En ajoutant au premier alinéa de l'article L 3 211-1 du code général des collectivités locales, qui se lit ainsi : « le conseil général règle par ses délibérations les affaires du département », une phrase qui en restreint strictement le champ d'application : « dans les domaines de compétence que la loi lui attribue », cet article 35 impose aux départements une compétence d'attribution ou, en d'autres termes, leur applique le principe de spécialité.

Ce faisant, il fait sortir le département de la catégorie des collectivités locales, caractérisées par le principe de libre administration, pour le faire entrer dans la catégorie des établissements publics, caractérisés par le fait qu'ils ne disposent que de compétences attribuées. Ces dispositions, si elles étaient votées, supprimeraient les départements tels qu'ils existent depuis 1871, pour créer une catégorie que l'on aurait pu croire d'un autre temps : l'établissement public départemental.

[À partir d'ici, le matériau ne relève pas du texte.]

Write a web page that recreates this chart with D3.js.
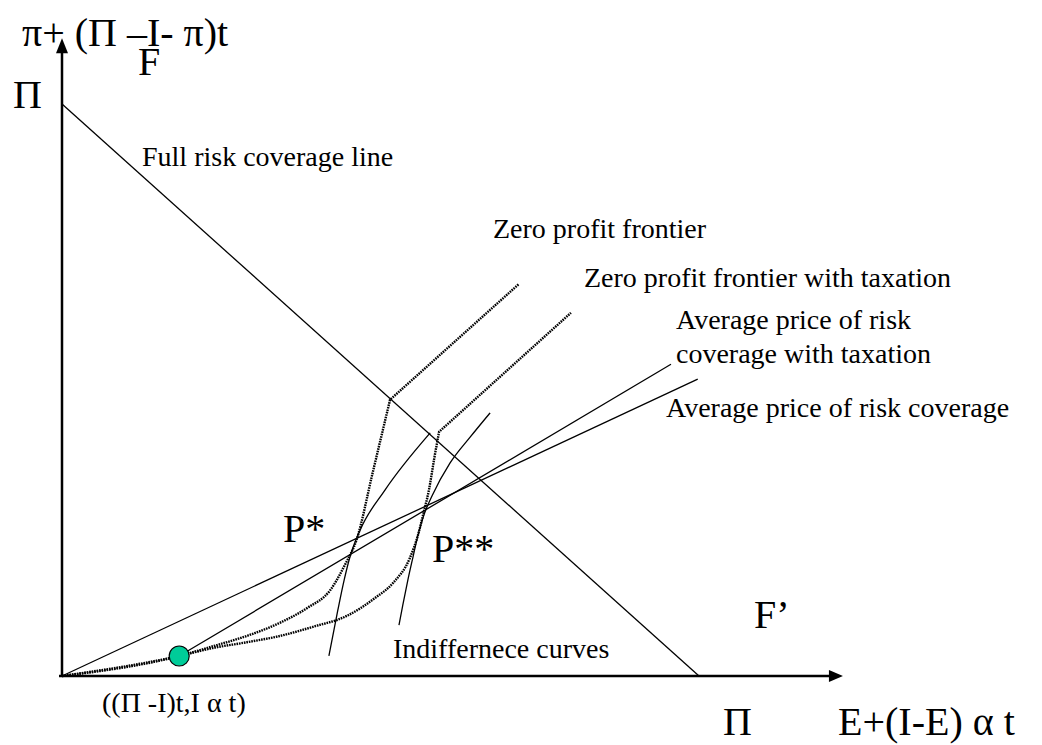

C'est un recul des libertés locales et l'effacement de près de cent quarante ans d'histoire de notre droit et de nos institutions. Pourquoi ? Parce que la clause de compétence générale est le fondement juridique de toute liberté locale et, sous un angle pratique, le garant de l'efficacité de l'administration locale.

Rappelons-nous dans quelles circonstances est intervenue la reconnaissance de la clause de compétence générale au bénéfice du département, clause étendue ensuite à la commune en 1884, et à la région en 1985 : elle coïncide avec l'avènement de la démocratie moderne et de la notion de liberté locale, devenue depuis constitutionnelle.

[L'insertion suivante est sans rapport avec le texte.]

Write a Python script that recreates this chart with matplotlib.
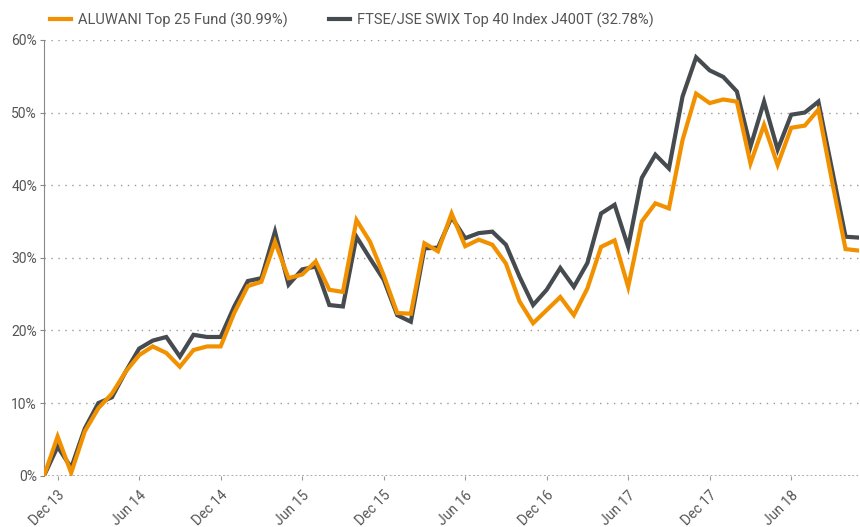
import numpy as np
import matplotlib
matplotlib.use("Agg")
import matplotlib.pyplot as plt

# monthly cumulative returns (%), Nov 13 .. Nov 18
months = ["Nov 13", "Dec 13", "Jan 14", "Feb 14", "Mar 14", "Apr 14", "May 14", "Jun 14",
          "Jul 14", "Aug 14", "Sep 14", "Oct 14", "Nov 14", "Dec 14", "Jan 15", "Feb 15",
          "Mar 15", "Apr 15", "May 15", "Jun 15", "Jul 15", "Aug 15", "Sep 15", "Oct 15",
          "Nov 15", "Dec 15", "Jan 16", "Feb 16", "Mar 16", "Apr 16", "May 16", "Jun 16",
          "Jul 16", "Aug 16", "Sep 16", "Oct 16", "Nov 16", "Dec 16", "Jan 17", "Feb 17",
          "Mar 17", "Apr 17", "May 17", "Jun 17", "Jul 17", "Aug 17", "Sep 17", "Oct 17",
          "Nov 17", "Dec 17", "Jan 18", "Feb 18", "Mar 18", "Apr 18", "May 18", "Jun 18",
          "Jul 18", "Aug 18", "Sep 18", "Oct 18", "Nov 18"]

fund = [0.0, 5.4, 0.4, 6.1, 9.3, 11.3, 14.3, 16.6, 17.8, 16.9,
        15.0, 17.3, 17.8, 17.8, 22.4, 26.1, 26.7, 32.2, 27.2, 27.7,
        29.5, 25.6, 25.3, 35.2, 32.2, 27.6, 22.4, 22.3, 32.0, 30.9,
        36.1, 31.6, 32.5, 31.8, 29.2, 24.0, 21.0, 22.8, 24.6, 22.1,
        25.8, 31.5, 32.4, 26.0, 35.0, 37.5, 36.8, 46.2, 52.6, 51.3,
        51.8, 51.5, 43.0, 48.3, 42.8, 47.9, 48.2, 50.4, 40.6, 31.2, 30.99]

index = [0.0, 4.0, 1.1, 6.5, 10.0, 10.8, 14.3, 17.5, 18.6, 19.1,
         16.4, 19.4, 19.1, 19.1, 23.3, 26.8, 27.2, 33.6, 26.3, 28.4,
         28.8, 23.5, 23.3, 32.9, 29.9, 27.0, 22.1, 21.2, 31.3, 31.4,
         35.6, 32.7, 33.4, 33.6, 31.8, 27.4, 23.5, 25.6, 28.6, 26.0,
         29.3, 36.1, 37.3, 31.5, 41.0, 44.2, 42.3, 52.2, 57.6, 55.8,
         54.9, 52.9, 45.3, 51.5, 44.9, 49.7, 50.0, 51.5, 42.2, 32.9, 32.78]

tick_labels = ["Dec 13", "Jun 14", "Dec 14", "Jun 15", "Dec 15",
               "Jun 16", "Dec 16", "Jun 17", "Dec 17", "Jun 18"]

orange = "#F29100"
dark = "#464B4F"
txt = "#555555"

plt.rcParams['font.family'] = ['Roboto', 'DejaVu Sans']

fig = plt.figure(figsize=(8.6, 5.27), dpi=100)
ax = fig.add_axes([0.0512, 0.0973, 0.9478, 0.827])

x = np.arange(len(months))
ax.plot(x, index, color=dark, lw=3, solid_joinstyle='miter',
        label="FTSE/JSE SWIX Top 40 Index J400T (32.78%)", zorder=3)
ax.plot(x, fund, color=orange, lw=3, solid_joinstyle='miter',
        label="ALUWANI Top 25 Fund (30.99%)", zorder=4)

ax.set_xlim(0, len(months) - 1)
ax.set_ylim(0, 60)

yt = np.arange(0, 61, 10)
ax.set_yticks(yt)
ax.set_yticklabels([f"{v}%" for v in yt])
ax.yaxis.grid(True, color="#999999", linestyle=(0, (1, 4)), lw=1)
ax.set_axisbelow(True)

xt = [months.index(m) for m in tick_labels]
ax.set_xticks(xt)
ax.set_xticklabels(tick_labels, rotation=45, ha='right', va='top',
                   rotation_mode='anchor')

for s in ['top', 'right', 'bottom']:
    ax.spines[s].set_visible(False)
ax.spines['left'].set_color("#888888")
ax.axhline(0, color="#999999", lw=1.2, linestyle=(0, (1, 1.5)), zorder=1)

ax.tick_params(axis='y', colors="#888888", length=3, labelcolor=txt, labelsize=10, pad=2)
ax.tick_params(axis='x', colors="#999999", length=3, labelcolor=txt, labelsize=10, pad=6)

h, l = ax.get_legend_handles_labels()
fig.legend(h[::-1], l[::-1], loc='center left', bbox_to_anchor=(0.058, 0.962),
           ncol=2, frameon=False, fontsize=10.5, labelcolor=txt,
           handlelength=1.45, handletextpad=0.5, columnspacing=2.8,
           borderpad=0, borderaxespad=0)

fig.savefig("out.png", dpi=100)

Les presque trente années de décentralisation qui sont derrière nous, avec ses approfondissements successifs jusqu'à ceux opérés par le gouvernement de Jean-Pierre Raffarin, ont montré comme le veut l'adage bien connu de notre droit public que l'on n'administre bien que de près. Nul ne peut nier que les services publics locaux se sont améliorés, que les collèges d'aujourd'hui n'ont absolument rien à voir avec ceux d'il y a trente ans, que les collectivités, en apportant des moyens très importants, ont assuré le développement du réseau TGV, des autoroutes, des universités.

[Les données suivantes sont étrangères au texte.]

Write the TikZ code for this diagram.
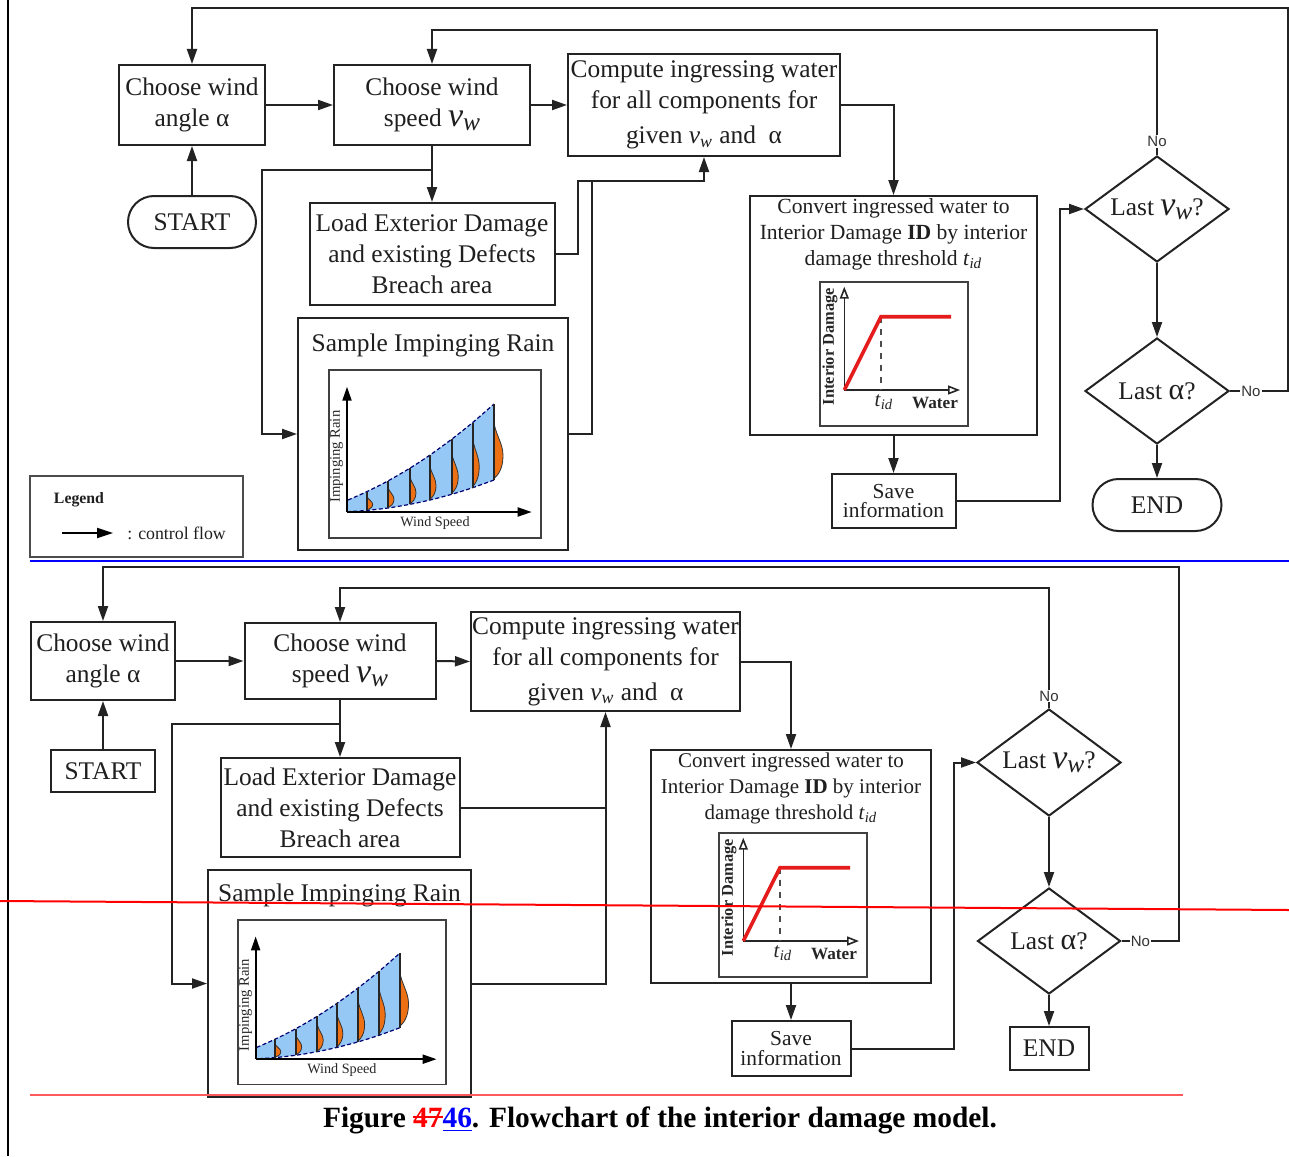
\documentclass[tikz,border=0pt]{standalone}
\usepackage{fontspec}
\setmainfont{Liberation Serif}
\newfontfamily\sansno{Liberation Sans}
\usetikzlibrary{arrows.meta,shapes.geometric,calc}
\definecolor{rainblue}{RGB}{150,200,245}
\definecolor{rainorange}{RGB}{238,112,20}
\definecolor{dmgred}{RGB}{228,28,28}
\definecolor{lnc}{RGB}{35,35,35}
\definecolor{lightred}{RGB}{255,90,90}
\newcommand\fbig{\fontsize{12.7}{15.5}\selectfont}
\newcommand\myvw{{\fontsize{17}{15}\selectfont\itshape v}\raisebox{-0.35ex}{\itshape w}}
\newcommand\myalpha{{\fontsize{15}{15}\selectfont α}}
\newcommand\mystrike[1]{\setbox0=\hbox{#1}\rlap{\rule[0.3em]{\wd0}{0.08em}}\box0}
\newcommand\bump[4]{%
  \filldraw[fill=rainorange, draw=black!80, line width=0.4pt]
    (#1,{#2-0.02*#3}) .. controls ({#1+0.4*#4},{#2-0.06*#3}) and ({#1+#4},{#2-0.14*#3}) ..
    ({#1+#4},{#2-0.32*#3}) .. controls ({#1+#4},{#2-0.48*#3}) and ({#1+0.25*#4},{#2-0.58*#3}) ..
    (#1,{#2-0.75*#3}) -- cycle;
  \draw[black!85, line width=1pt] (#1,#2) -- (#1,{#2-#3});}
\newcommand\rainplot[1]{%
  \draw[black!75, line width=0.75pt] (0,0) rectangle (212,168);
  \fill[rainblue] plot[smooth] coordinates {(19,130) (37.7,121.7) (59,110.9) (81,98.1) (101,85) (122.7,69.2) (143.7,52.5) (165,34)}
     -- plot[smooth] coordinates {(165,110) (143.7,117.7) (122.7,124.3) (101,130) (81,134.3) (59,138) (37.7,140.4) (19,141.7)} -- cycle;
  \draw[blue!45!black, dash pattern=on 2pt off 1.2pt, line width=0.6pt] plot[smooth] coordinates {(19,130) (37.7,121.7) (59,110.9) (81,98.1) (101,85) (122.7,69.2) (143.7,52.5) (165,34)};
  \draw[blue!45!black, dash pattern=on 2pt off 1.2pt, line width=0.6pt] plot[smooth] coordinates {(165,110) (143.7,117.7) (122.7,124.3) (101,130) (81,134.3) (59,138) (37.7,140.4) (19,141.7)};
  \bump{37.7}{140.4}{18.7}{6}
  \bump{59}{138}{27.1}{6}
  \bump{81}{134.3}{36.2}{6}
  \bump{101}{130}{45}{6}
  \bump{122.7}{124.3}{55.1}{6.5}
  \bump{143.7}{117.7}{65.2}{6.5}
  \bump{165}{110}{76}{9}
  \draw[black, line width=1pt, -{Triangle[length=7pt,width=4.5pt]}] (18,142) -- (18,16.7);
  \draw[black, line width=1pt, -{Triangle[length=7pt,width=4.5pt]}] (18,142) -- (202.7,142);
  \node[font=\fontsize{7.3}{8}\selectfont, rotate=90, text=black!85] (ir#1) at (7.7,86.7) {Impinging Rain};
  \node[font=\fontsize{7.1}{8}\selectfont, text=black!85] (ws#1) at (106,153.3) {Wind Speed};
}
\newcommand\dmgplot[1]{%
  \draw[black!75, line width=0.75pt] (0,0) rectangle (148,144);
  \draw[black!85, line width=0.8pt, -{Triangle[open,length=6pt,width=4.5pt]}] (24.3,108) -- (24.3,4.7);
  \draw[black!85, line width=0.8pt, -{Triangle[open,length=6pt,width=4.5pt]}] (24.3,108) -- (140,108);
  \draw[black!70, dashed, line width=0.7pt] (61,34.7) -- (61,108);
  \draw[dmgred, line width=1.8pt] (24.3,108) -- (61,34.7) -- (131,34.7);
  \node[font=\fontsize{10.5}{11}\selectfont, text=black!85] (tid#1) at (64,120) {\textit{t}\textsubscript{\textit{id}}};
  \node[font=\bfseries\fontsize{8.6}{9}\selectfont, text=black!85] (wat#1) at (115,121.3) {Water};
  \node[font=\bfseries\fontsize{8.2}{9}\selectfont, rotate=90, text=black!85] (idl#1) at (10,64.7) {Interior Damage};
}
\begin{document}
\begin{tikzpicture}[x=0.5pt,y=-0.5pt,
  box/.style={draw=lnc, line width=1pt, inner sep=0pt, align=center, font=\fbig, text=black!88},
  txt/.style={inner sep=0pt, align=center, font=\fbig, text=black!88},
  txtsm/.style={inner sep=0pt, align=center, font=\fontsize{10.8}{13}\selectfont, text=black!88},
  savebox/.style={box, font=\fontsize{10.7}{9.6}\selectfont},
  dia/.style={draw=lnc, line width=1pt, diamond, inner sep=0pt, font=\fbig, text=black!88},
  arr/.style={draw=lnc, line width=1pt, -{Triangle[length=7.5pt,width=5pt]}},
  ln/.style={draw=lnc, line width=1pt},
  no/.style={font=\sansno\fontsize{7.5}{8}\selectfont, fill=white, inner sep=0.6pt, text=black!80}]
\useasboundingbox (0,0) rectangle (1289,1156);
\fill[white] (0,0) rectangle (1289,1156);

% ================= TOP CHART =================
\node[box, minimum width=73pt, minimum height=40pt] (angle) at (192,105) {Choose wind\\angle α};
\node[box, minimum width=98pt, minimum height=40pt] (speed) at (432,105) {Choose wind\\speed \myvw};
\node[box, minimum width=136pt, minimum height=51pt] (compute) at (704,105) {Compute ingressing water\\for all components for\\[2pt]given \textit{v}\textsubscript{\textit{w}} and~ α};
\node[box, rounded corners=13pt, minimum width=64pt, minimum height=26pt] (start) at (192,222) {START};
\node[box, minimum width=122.5pt, minimum height=51pt] (load) at (432,254) {Load Exterior Damage\\and existing Defects\\Breach area};
\node[box, minimum width=135pt, minimum height=116pt] (sample) at (433,434) {};
\node[txt] (samplet) at (433,345) {Sample Impinging Rain};
\node[box, minimum width=143.5pt, minimum height=119.5pt] (convert) at (893.5,315.5) {};
\node[txtsm] (convertt) at (893.5,234) {Convert ingressed water to\\Interior Damage \textbf{ID} by interior\\damage threshold \textit{t}\textsubscript{\textit{id}}};
\node[savebox, minimum width=62pt, minimum height=27pt] (save) at (893.5,501) {Save\\information};
\node[dia, minimum width=72pt, minimum height=53pt] (dv) at (1157,209) {\makebox[0pt]{Last \myvw?}};
\node[dia, minimum width=72pt, minimum height=53pt] (da) at (1157,391) {\makebox[0pt]{Last \myalpha?}};
\node[box, rounded corners=13pt, minimum width=64.5pt, minimum height=26pt] (end) at (1157,505) {END};
\node[draw=black!70, line width=0.6pt, minimum width=106.5pt, minimum height=40.5pt] (legend) at (136.5,516.5) {};
\node[font=\bfseries\fontsize{7.9}{9}\selectfont, text=black!88] (legt) at (79,500) {Legend};
\node[font=\fontsize{8.9}{10}\selectfont, anchor=west, inner sep=0pt, text=black!88] (legc) at (127,533) {: control flow};
\coordinate (lg1) at (62,533);
\coordinate (lg2) at (113,533);
\draw[draw=black, line width=0.9pt, -{Triangle[length=8pt,width=5pt]}] (lg1) -- (lg2);

\begin{scope}[shift={(329,370)}]\rainplot{a}\end{scope}
\begin{scope}[shift={(820,282)}]\dmgplot{a}\end{scope}

\coordinate (rt) at (1288,8);
\draw[arr] (da.east) -- node[no,pos=0.36] (no1) {No} (da.east -| rt) -- (rt) -| (angle.north);
\coordinate (it) at (1157,30);
\draw[arr] (dv.north) -- node[no,pos=0.11] (no2) {No} (it) -| (speed.north);
\draw[arr] (angle.east) -- (speed.west);
\draw[arr] (speed.east) -- (compute.west);
\draw[arr] (start.north) -- (angle.south);
\coordinate (br) at (262,170);
\draw[arr] (speed.south) -- (load.north);
\draw[arr] (speed.south |- br) -- (br) |- (sample.west);
\coordinate (j1) at (578,181);
\draw[arr] (load.east) -| (j1) -| (compute.south);
\coordinate (j2) at (592,181);
\draw[ln] (sample.east) -| (j2);
\draw[arr] (compute.east) -| (convert.north);
\draw[arr] (convert.south) -- (save.north);
\coordinate (j3) at (1060,209);
\draw[arr] (save.east) -| (j3) -- (dv.west);
\draw[arr] (dv.south) -- (da.north);
\draw[arr] (da.south) -- (end.north);

% ================= BOTTOM CHART =================
\node[box, minimum width=72pt, minimum height=39pt] (angle2) at (103,661) {Choose wind\\angle α};
\node[box, minimum width=95.5pt, minimum height=38pt] (speed2) at (340,661) {Choose wind\\speed \myvw};
\node[box, minimum width=134.5pt, minimum height=49.5pt] (compute2) at (605.5,661.5) {Compute ingressing water\\for all components for\\[2pt]given \textit{v}\textsubscript{\textit{w}} and~ α};
\node[box, minimum width=52pt, minimum height=21pt] (start2) at (103,771) {START};
\node[box, minimum width=119.5pt, minimum height=49.5pt] (load2) at (340,807.5) {Load Exterior Damage\\and existing Defects\\Breach area};
\node[box, minimum width=131.5pt, minimum height=113.5pt] (sample2) at (339.5,983.5) {};
\node[txt] (samplet2) at (339.5,895) {Sample Impinging Rain};
\node[box, minimum width=140pt, minimum height=116.5pt] (convert2) at (791,866.5) {};
\node[txtsm, font=\fontsize{10.5}{13}\selectfont] (convertt2) at (791,788) {Convert ingressed water to\\Interior Damage \textbf{ID} by interior\\damage threshold \textit{t}\textsubscript{\textit{id}}};
\node[savebox, minimum width=59.5pt, minimum height=27.5pt] (save2) at (791,1048.5) {Save\\information};
\node[dia, minimum width=72pt, minimum height=53.5pt] (dv2) at (1049,762.5) {\makebox[0pt]{Last \myvw?}};
\node[dia, minimum width=71.5pt, minimum height=53pt] (da2) at (1049,941) {\makebox[0pt]{Last \myalpha?}};
\node[box, minimum width=39.5pt, minimum height=21.5pt] (end2) at (1049,1048.5) {END};

\begin{scope}[shift={(238,920)}, scale=0.98]\rainplot{b}\end{scope}
\begin{scope}[shift={(719,833)}]\dmgplot{b}\end{scope}

\coordinate (rt2) at (1179,567);
\draw[arr] (da2.east) -- node[no,pos=0.33] (no3) {No} (da2.east -| rt2) -- (rt2) -| (angle2.north);
\coordinate (it2) at (1049,588);
\draw[arr] (dv2.north) -- node[no,pos=0.1] (no4) {No} (it2) -| (speed2.north);
\draw[arr] (angle2.east) -- (speed2.west);
\draw[arr] (speed2.east) -- (compute2.west);
\draw[arr] (start2.north) -- (angle2.south);
\coordinate (br2) at (172,724);
\draw[arr] (speed2.south) -- (load2.north);
\draw[arr] (speed2.south |- br2) -- (br2) |- (sample2.west);
\draw[arr] (load2.east) -| (compute2.south);
\draw[ln] (sample2.east) -| (compute2.south |- load2.east);
\draw[arr] (compute2.east) -| (convert2.north);
\draw[arr] (convert2.south) -- (save2.north);
\coordinate (j5) at (954,762.5);
\draw[arr] (save2.east) -| (j5) -- (dv2.west);
\draw[arr] (dv2.south) -- (da2.north);
\draw[arr] (da2.south) -- (end2.north);

% ================= page marks =================
\draw[black, line width=1.2pt] (8,0) -- (8,1156);
\draw[blue, line width=1pt] (30,561) -- (1289,561);
\draw[red, line width=1pt] (0,901) -- (1289,910);
\draw[lightred, line width=1pt] (30,1095) -- (1183,1095);

\node[font=\bfseries\fontsize{14.7}{16}\selectfont, inner sep=0pt] (cap) at (660,1120) {Figure \textcolor{red}{\mystrike{47}}\textcolor{blue}{\underline{46}}. Flowchart of the interior damage model.};
\end{tikzpicture}
\end{document}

Si je peux me référer à mon propre département, c'est grâce à la clause de compétence générale que la Vendée peut avoir aujourd'hui les Vendéopôles, le Vendée Globe, les instituts décentralisés de formation supérieure mis en place avec les filières économiques, autant d'initiatives porteuses d'une forte croissance.

La clause de compétence générale, c'est la liberté, l'innovation, la capacité d'adaptation.

Il est encore temps de prendre conscience des risques que ferait courir sa suppression du patrimoine juridique départemental. Le premier risque est double : c'est celui d'une dévitalisation des zones rurales, des zones insulaires, des zones fragiles, et celui d'une désarticulation entre les territoires dont le département garantit aujourd'hui la cohésion. Il ne faut pas avoir d'yeux que pour les métropoles. La ruralité est aujourd'hui bien vivante et créatrice. L'attachement aux racines est fort : n'oublions pas que la population des communes de moins de 2000 habitants a crû trois fois plus vite que celle des grandes villes entre les deux derniers recensements généraux de 1999 et 2006.

Le second risque est celui de créer une nouvelle catégorie d'élus : les élus irresponsables. Ce risque est directement engendré par une disposition qui vise sans doute à calmer la colère de ceux qui sont attachés à la clause de compétence générale. Elle prévoit, au quatrième alinéa de l'article 35, que le département peut, « par délibération spécialement motivée, se saisir de tout objet d'intérêt départemental pour lequel la loi n'a donné compétence à aucune autre personne publique ».

Cette disposition aboutit en fait à transformer les élus en simples administrateurs.